Hz. Peygamber, Veda Hutbesi’nde insanlığa son sözlerini söyledi. Verdiği mesajlardan sonra da “Dikkat edin! Tebliğ ettim mi? Ey Allah’ım Sen şahit ol!” ifadelerini tekrarladı. Aslında o hayatı boyunca bu soruyu kendine hep sordu. Allah’ın ayetlerini tebliğ ettim mi? Peygamberlik vazifemi yaptım mı? İnsanlığa karşı görevimi yerine getirdim mi? Bu endişeyi hep yaşadı. İnsanlar inkârda direndikçe, kendini hep sorumlu ve vebal altında hissetti. Belki de, şöyle bir değerlendirme yapabiliriz. Kendinden sonrakilerden onun farkı şudur: O hep kendini sorumlu tuttu. Ancak ondan sonrakiler, olumsuz gidişattan kendilerini değil, başkalarını sorumlu tuttular.
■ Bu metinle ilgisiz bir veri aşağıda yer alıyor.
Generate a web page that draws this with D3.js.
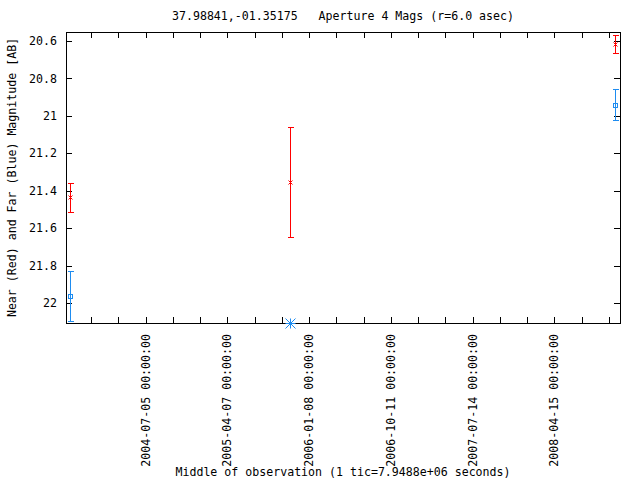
<!DOCTYPE html>
<html><head><meta charset="utf-8">
<script src="https://cdn.jsdelivr.net/npm/d3@7"></script>
<style>body{margin:0;background:#fff}svg{display:block}text{white-space:pre}</style>
</head><body>
<svg id="c" width="640" height="480"></svg>
<script>
// ---- data ----
const titleText = "37.98841,-01.35175   Aperture 4 Mags (r=6.0 asec)";
const xLabelText = "Middle of observation (1 tic=7.9488e+06 seconds)";
const yLabelText = "Near (Red) and Far (Blue) Magnitude [AB]";

const nearDates  = ["2003-10-24", "2005-11-06", "2008-11-05"];
const nearMag    = [21.433, 21.354, 20.616];
const nearErrLo  = [21.361, 21.060, 20.570];
const nearErrHi  = [21.514, 21.648, 20.666];

const farDates   = ["2003-10-24", "2008-11-05"];
const farMag     = [21.964, 20.944];
const farErrLo   = [21.830, 20.858];
const farErrHi   = [22.097, 21.022];

const farLimitDates = ["2005-11-06"];
const farLimitMag   = [22.107];

const yTicks = [20.6, 20.8, 21, 21.2, 21.4, 21.6, 21.8, 22];
const xTickLabels = ["2004-07-05", "2005-04-07", "2006-01-08", "2006-10-11", "2007-07-14", "2008-04-15"];
const xTicDays = 92;
const xDomain = ["2003-10-10", "2008-11-23"];
const yDomain = [20.552, 22.107];

// ---- chart ----
const parse = d3.utcParse("%Y-%m-%d");
const L = 66, R = 620, T = 32, B = 323;
const FONT = "'DejaVu Sans Mono', 'Liberation Mono', monospace";
const FS = "11.6px";
const RED = "#ff0000", BLUE = "#1e8cf0";

const svg = d3.select("#c");
svg.append("rect").attr("width", 640).attr("height", 480).attr("fill", "#fff");

const x = d3.scaleUtc().domain(xDomain.map(parse)).range([L, R]);
const y = d3.scaleLinear().domain(yDomain).range([T, B]);

// tick dates every 92 days
const base = parse(xTickLabels[0]);
const tickDates = [];
for (let k = -10; k <= 40; k++) {
  const d = d3.utcDay.offset(base, k * xTicDays);
  if (d >= x.domain()[0] && d <= x.domain()[1]) tickDates.push(d);
}

const crisp = g => g.attr("shape-rendering", "crispEdges");

// axes (ticks inward, mirrored)
const gL = svg.append("g").attr("transform", `translate(${L},0)`).call(
  d3.axisLeft(y).tickValues(yTicks).tickSize(-6).tickSizeOuter(0).tickPadding(9).tickFormat(d => String(d)));
const gR = svg.append("g").attr("transform", `translate(${R},0)`).call(
  d3.axisRight(y).tickValues(yTicks).tickSize(-6).tickSizeOuter(0).tickFormat(""));
const gB = svg.append("g").attr("transform", `translate(0,${B})`).call(
  d3.axisBottom(x).tickValues(tickDates).tickSize(-6).tickSizeOuter(0).tickFormat(""));
const gT = svg.append("g").attr("transform", `translate(0,${T})`).call(
  d3.axisTop(x).tickValues(tickDates).tickSize(-6).tickSizeOuter(0).tickFormat(""));

[gL, gR, gB, gT].forEach(g => {
  g.select(".domain").remove();
  g.selectAll("line").attr("stroke", "#000").call(crisp);
  g.selectAll("text").attr("font-family", FONT).attr("font-size", FS).attr("fill", "#000");
});

// frame
svg.append("rect").attr("x", L + 0.5).attr("y", T + 0.5)
  .attr("width", R - L).attr("height", B - T)
  .attr("fill", "none").attr("stroke", "#000").call(crisp);

// x tick labels (rotated)
svg.append("g").selectAll("text").data(xTickLabels).join("text")
  .attr("transform", d => `translate(${x(parse(d))},${B + 11}) rotate(-90)`)
  .attr("text-anchor", "end").attr("dy", "0.35em")
  .attr("font-family", FONT).attr("font-size", FS)
  .text(d => d + " 00:00:00");

// title & labels
svg.append("text").attr("x", (L + R) / 2).attr("y", 16).attr("dy", "0.35em")
  .attr("text-anchor", "middle").attr("font-family", FONT).attr("font-size", FS)
  .text(titleText);
svg.append("text").attr("x", (L + R) / 2).attr("y", 472).attr("dy", "0.35em")
  .attr("text-anchor", "middle").attr("font-family", FONT).attr("font-size", FS)
  .text(xLabelText);
svg.append("text").attr("transform", `translate(12,${(T + B) / 2}) rotate(-90)`)
  .attr("dy", "0.35em").attr("text-anchor", "middle")
  .attr("font-family", FONT).attr("font-size", FS)
  .text(yLabelText);

// error bars
function errorBars(dates, mag, lo, hi, color) {
  const data = dates.map((d, i) => ({ x: Math.round(x(parse(d))) + 0.5, m: mag[i], lo: lo[i], hi: hi[i] }));
  const g = svg.append("g").attr("stroke", color).attr("fill", "none").call(crisp);
  g.selectAll(".v").data(data).join("line")
    .attr("x1", d => d.x).attr("x2", d => d.x)
    .attr("y1", d => Math.round(y(d.lo)) + 0.5).attr("y2", d => Math.round(y(d.hi)) + 0.5);
  g.selectAll(".c1").data(data).join("line")
    .attr("x1", d => d.x - 3).attr("x2", d => d.x + 3)
    .attr("y1", d => Math.round(y(d.lo)) + 0.5).attr("y2", d => Math.round(y(d.lo)) + 0.5);
  g.selectAll(".c2").data(data).join("line")
    .attr("x1", d => d.x - 3).attr("x2", d => d.x + 3)
    .attr("y1", d => Math.round(y(d.hi)) + 0.5).attr("y2", d => Math.round(y(d.hi)) + 0.5);
  return data;
}

const nd = errorBars(nearDates, nearMag, nearErrLo, nearErrHi, RED);
const fd = errorBars(farDates, farMag, farErrLo, farErrHi, BLUE);

// near markers: x cross
svg.append("g").attr("stroke", RED).selectAll("path").data(nd).join("path")
  .attr("d", d => {
    const cx = d.x, cy = Math.round(y(d.m)) + 0.5, s = 2;
    return `M${cx - s},${cy - s}L${cx + s},${cy + s}M${cx - s},${cy + s}L${cx + s},${cy - s}`;
  });

// far markers: open squares
svg.append("g").attr("stroke", BLUE).attr("fill", "none").call(crisp)
  .selectAll("rect").data(fd).join("rect")
  .attr("x", d => d.x - 2).attr("y", d => Math.round(y(d.m)) + 0.5 - 2)
  .attr("width", 4).attr("height", 4);

// far limit markers: asterisk
svg.append("g").attr("stroke", BLUE)
  .selectAll("path").data(farLimitDates.map((d, i) => ({ x: Math.round(x(parse(d))) + 0.5, m: farLimitMag[i] })))
  .join("path")
  .attr("d", d => {
    const cx = d.x, cy = Math.round(y(d.m)) + 0.5, s = 5;
    return `M${cx - s},${cy}L${cx + s},${cy}M${cx},${cy - s}L${cx},${cy + s}` +
           `M${cx - s},${cy - s}L${cx + s},${cy + s}M${cx - s},${cy + s}L${cx + s},${cy - s}`;
  });
</script>
</body></html>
Kısaca söyleyecek olursak, Hz. Peygamber, âdeta insanlığa sorumluluğun ne demek olduğunu öğretmek için gelmişti. Bu duygu, en ideal manada onun şahsında bizlere gösterilmişti. Bu, Allah’a sorumluluktan başlar, insanlara, diğer canlılara hatta cansızlara varıncaya kadar uzanır. O, davasına odaklanmış, görevini bihakkın yerine getirebilmek için durmadan dinlenmeden çalışmıştı. Böylece insanlık için kendini feda etmenin ne demek olduğunu bize göstermişti. Öyleyse çağımız müminleri olarak yüklendiğimiz ağır sorumluluğun gereklerini bir defa daha yeniden düşünelim.